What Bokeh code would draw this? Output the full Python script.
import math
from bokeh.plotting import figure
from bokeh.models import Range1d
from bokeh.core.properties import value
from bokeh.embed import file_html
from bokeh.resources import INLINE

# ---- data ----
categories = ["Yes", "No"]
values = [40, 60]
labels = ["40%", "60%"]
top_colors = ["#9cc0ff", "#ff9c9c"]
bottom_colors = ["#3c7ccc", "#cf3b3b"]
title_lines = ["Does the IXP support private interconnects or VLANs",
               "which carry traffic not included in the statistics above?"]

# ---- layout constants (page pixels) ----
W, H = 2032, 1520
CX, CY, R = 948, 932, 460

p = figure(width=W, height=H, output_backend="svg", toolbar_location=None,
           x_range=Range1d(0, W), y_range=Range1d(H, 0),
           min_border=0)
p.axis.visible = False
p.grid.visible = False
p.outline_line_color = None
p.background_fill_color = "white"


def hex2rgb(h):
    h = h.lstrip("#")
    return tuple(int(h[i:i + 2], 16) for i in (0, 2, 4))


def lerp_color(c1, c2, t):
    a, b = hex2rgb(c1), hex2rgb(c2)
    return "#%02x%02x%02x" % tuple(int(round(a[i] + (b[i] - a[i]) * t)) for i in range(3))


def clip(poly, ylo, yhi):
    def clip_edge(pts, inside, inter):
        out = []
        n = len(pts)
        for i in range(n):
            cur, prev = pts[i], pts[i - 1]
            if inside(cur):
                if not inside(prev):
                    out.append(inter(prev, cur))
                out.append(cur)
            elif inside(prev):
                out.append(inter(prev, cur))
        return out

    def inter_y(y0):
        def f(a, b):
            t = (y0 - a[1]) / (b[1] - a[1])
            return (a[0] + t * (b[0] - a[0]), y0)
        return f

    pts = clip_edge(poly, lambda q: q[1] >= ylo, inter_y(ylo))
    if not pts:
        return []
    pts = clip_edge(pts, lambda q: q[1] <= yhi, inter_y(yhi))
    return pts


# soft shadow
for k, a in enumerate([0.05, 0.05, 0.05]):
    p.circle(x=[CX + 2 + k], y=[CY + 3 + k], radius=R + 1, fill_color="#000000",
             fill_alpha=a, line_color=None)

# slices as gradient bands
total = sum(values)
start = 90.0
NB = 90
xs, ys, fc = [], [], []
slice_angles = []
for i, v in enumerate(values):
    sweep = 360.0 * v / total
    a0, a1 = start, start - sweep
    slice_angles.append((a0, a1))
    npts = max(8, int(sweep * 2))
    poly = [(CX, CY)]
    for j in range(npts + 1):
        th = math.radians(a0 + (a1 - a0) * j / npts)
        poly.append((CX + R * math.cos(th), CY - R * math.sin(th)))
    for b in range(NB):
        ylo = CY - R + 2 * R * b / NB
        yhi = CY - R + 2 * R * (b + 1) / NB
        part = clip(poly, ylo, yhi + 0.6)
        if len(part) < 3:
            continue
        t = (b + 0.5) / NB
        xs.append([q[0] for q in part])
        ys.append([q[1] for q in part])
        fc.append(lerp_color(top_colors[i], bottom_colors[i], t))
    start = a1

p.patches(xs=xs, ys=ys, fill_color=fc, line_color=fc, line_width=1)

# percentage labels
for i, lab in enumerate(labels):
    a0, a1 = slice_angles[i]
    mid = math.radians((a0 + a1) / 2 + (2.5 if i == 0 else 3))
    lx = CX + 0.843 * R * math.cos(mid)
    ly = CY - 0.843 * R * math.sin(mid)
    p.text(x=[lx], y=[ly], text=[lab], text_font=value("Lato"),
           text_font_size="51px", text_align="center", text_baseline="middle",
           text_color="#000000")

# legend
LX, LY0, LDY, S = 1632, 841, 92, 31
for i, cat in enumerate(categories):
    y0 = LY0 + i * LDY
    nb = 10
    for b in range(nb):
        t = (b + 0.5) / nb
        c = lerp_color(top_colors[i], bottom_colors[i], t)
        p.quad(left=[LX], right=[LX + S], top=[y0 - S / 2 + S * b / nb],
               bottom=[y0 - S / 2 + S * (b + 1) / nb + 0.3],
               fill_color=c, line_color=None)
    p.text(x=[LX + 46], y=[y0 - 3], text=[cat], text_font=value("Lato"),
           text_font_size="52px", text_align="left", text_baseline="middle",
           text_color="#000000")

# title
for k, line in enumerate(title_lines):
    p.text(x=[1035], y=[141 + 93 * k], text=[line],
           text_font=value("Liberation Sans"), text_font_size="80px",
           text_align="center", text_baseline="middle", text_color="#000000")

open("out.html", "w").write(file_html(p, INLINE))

-------

- DESCRIPTION OF THE TASK
Look above and repeat, character for character, the lines from the first one to the line with "from bokeh.resources import INLINE", counting both.

- PROBLEM SOLUTION
What Bokeh code would draw this? Output the full Python script.
import math
from bokeh.plotting import figure
from bokeh.models import Range1d
from bokeh.core.properties import value
from bokeh.embed import file_html
from bokeh.resources import INLINE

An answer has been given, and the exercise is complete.